It took fifteen years.
I could never have imagined that CO’s first show would take place in Paris on a luminous spring afternoon on rue de Rivoli facing the Tuileries. My extraordinary team. Twenty-two beautiful models. And so many people I love lined up along the walls to watch our woman come to life.
In the days leading up to the show, I felt a strange sensation of levitation. We moved from fittings to castings to production meetings, making hundreds of decisions each day, yet none of it felt entirely tangible. As if I were watching the movie of my life from somewhere slightly outside of it.
Standing in that spectacular Paris apartment during rehearsals, my mind kept drifting back to the beginning.
Los Angeles.
A small house in the Hollywood Hills where my former partner and I first imagined CO.
I remembered the first collection. The first trips to factories. My film community looking at me as if to say, You’re leaving this business to start a clothing line?
I remembered the kitchen walls of my home lined with shelves so we could pack and ship our earliest orders ourselves. And of course, I remembered being pregnant with my son, Jacob.
Everything in my life felt new then, full of excitement and possibility. The stakes had not yet revealed themselves. CO was born in a moment of pure magic, as most worthy things are.
For many years I resisted having a show. I simply did not believe it was necessary. The woman who buys our clothes, I thought, does not sit at home watching runway shows online. She is busy living her life. I cared more about her experience than about the opinion of the fashion industry or the perspective of the press.
There was also the practical reality that shows are extraordinarily expensive. While my background in film production meant I could probably produce one for very little, I always believed those resources were better invested elsewhere.
And yet, last year something shifted.
My former partner was gone. My team and partners encouraged me to take the next step. Moving to Paris renewed my creative energy in ways I had not expected. It became clear that perhaps it was finally time to tell the story of the brand through another medium.
I have always believed that to stay creative we must challenge ourselves, face our fears, and step outside our comfort zones. Otherwise the very thing we create slowly dies. My whole life, it seems, has been about pushing myself into those moments.
From the moment we began preparing the show, there was a feeling of lightness surrounding the process. Synchronicities seemed to appear everywhere. Samuel brought his extraordinary expertise. The design team arrived. The fittings began. The collection slowly revealed itself and through the casting process our woman began to take shape.
Paris, which is usually grey and wet in March, surprised us. Spring seemed to arrive overnight. On the day of the show it was sixty-five degrees and sunny.
Coming from film, I found it almost funny that all this work would culminate in something lasting only seven minutes. But afterward I understood something important.
Those seven minutes put our woman into motion. She came to life in a way she never had before. Each model reflected another facet of her personality.
During rehearsals the models delivered a certain cadence in their walk that I could not understand.
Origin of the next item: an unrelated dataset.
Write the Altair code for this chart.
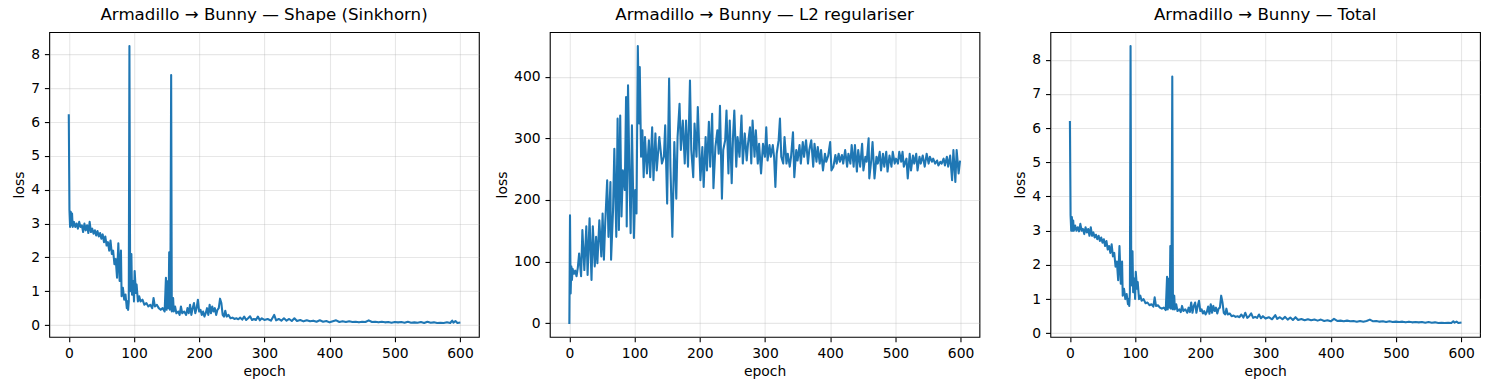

It did not represent my woman. Can I direct them? I wondered. I could see something was off, but no one would speak up. So I decided to take charge.
“CO is about a woman who feels her body and her clothes. A woman who fills every collar, waist, and sleeve with ownership. The clothes she wears are simply an extension of what she already feels. CO is there to confirm her purpose. It is the outer shell of her inner state of mind.”
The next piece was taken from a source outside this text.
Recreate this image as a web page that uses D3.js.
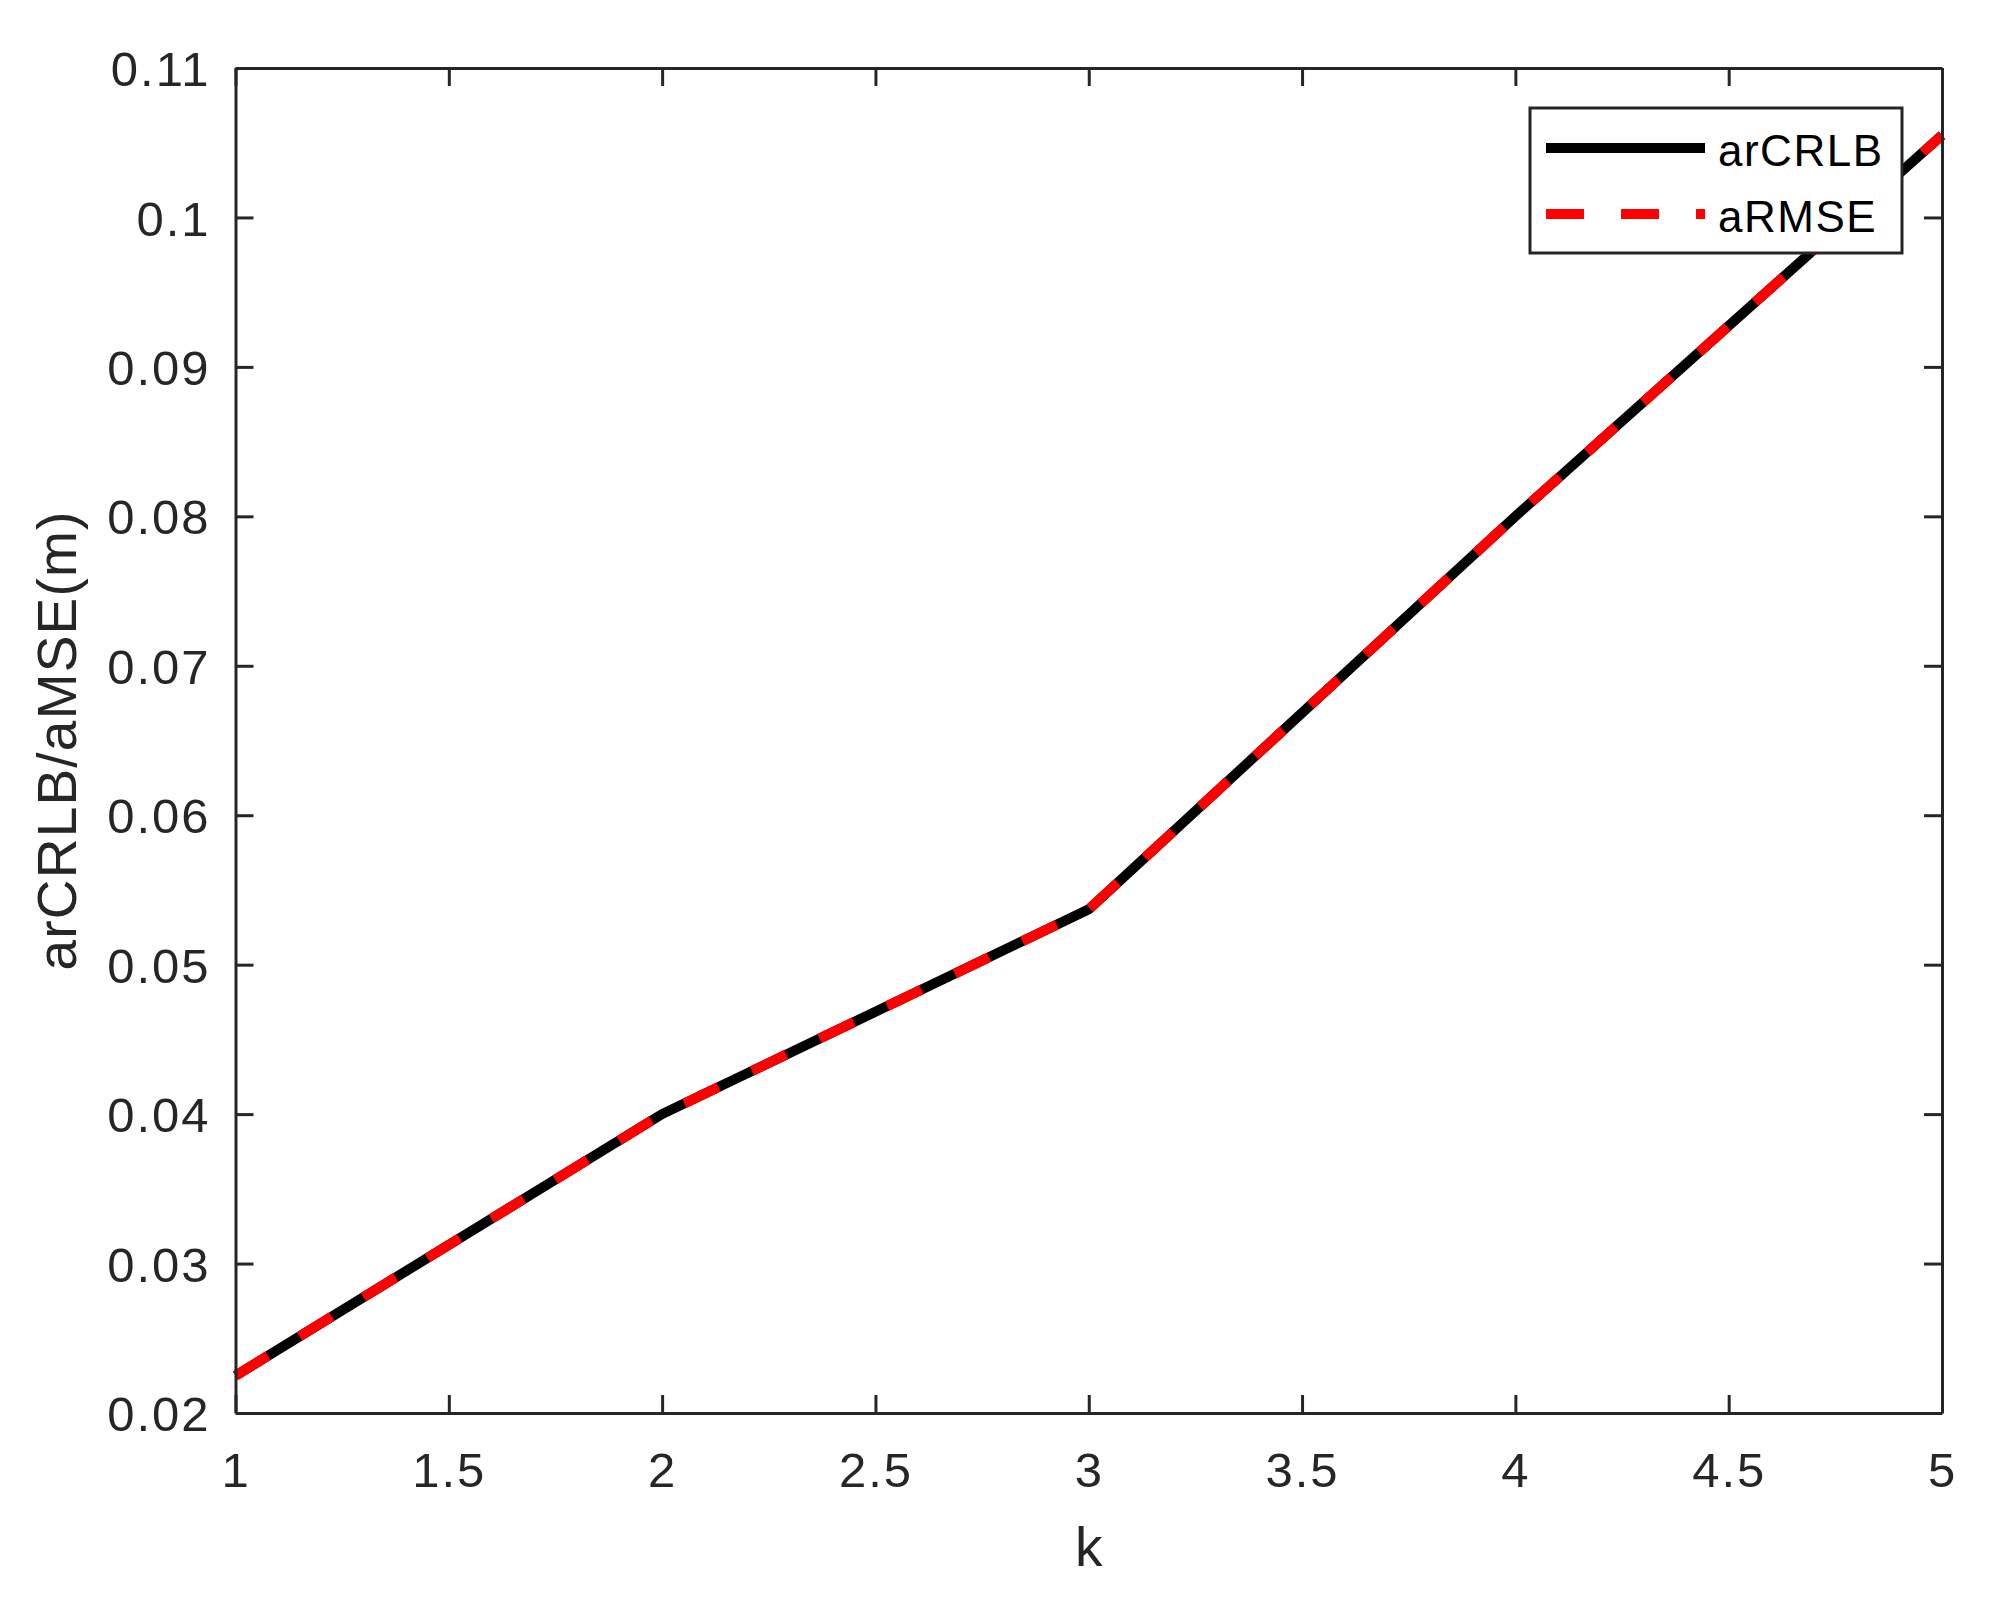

Suddenly everything shifted, not only for them, but for me as well.
My relentless attempt to create this woman had always been something deeper. Through the clothes I was trying to personify an unshakable yet feminine strength and the tension between softness and resilience, between the warrior within me and my own vulnerability.
And suddenly there she was. The cadence appeared. The models were filled with confidence and excitement. They understood. The tension is universal.
As the audience began to fill the rooms and I watched the monitors backstage, I remember smiling to myself and allowing the moment to unfold exactly as it wished. For the first time in a long time, I was not thinking about the past or the future.
CO has been a labor of love. It did not deliver wealth, comfort, or fame. It delivered truth and for that I could not be more grateful.
Whether it continues for another fifteen years or disappears tomorrow, in that moment I understood something simple.
This was a gift.
Gratitude for the work.
For the people who believed.
For the friends sitting in the front row.
For the one who flew from Los Angeles to Paris for twenty-four hours simply to be by my side.
Running a company is a brutal test of resilience. In the months leading up to the show I had been worn down by the relentless pressure of financial success, growth, and the constant demand for more. But in the middle of all that pressure, there was this unexpected light.
The show.
The very spotlight I had avoided for so many years. And perhaps that was the true meaning of the moment.
Not the applause.
Not the photographs.
Not even the seven minutes themselves.
But the quiet realization that sometimes the things we resist the most are the very things waiting to reveal who we have become.
For fifteen years I had built something slowly. Imperfectly. Stubbornly.
And standing there in that sunlit apartment overlooking the Tuileries, surrounded by the people who had carried this journey with me, I understood something I had not understood before.
Whatever happens next, the story of CO will always belong to that simple and improbable act of belief:
That an idea, nurtured long enough with love and persistence, can one day become real.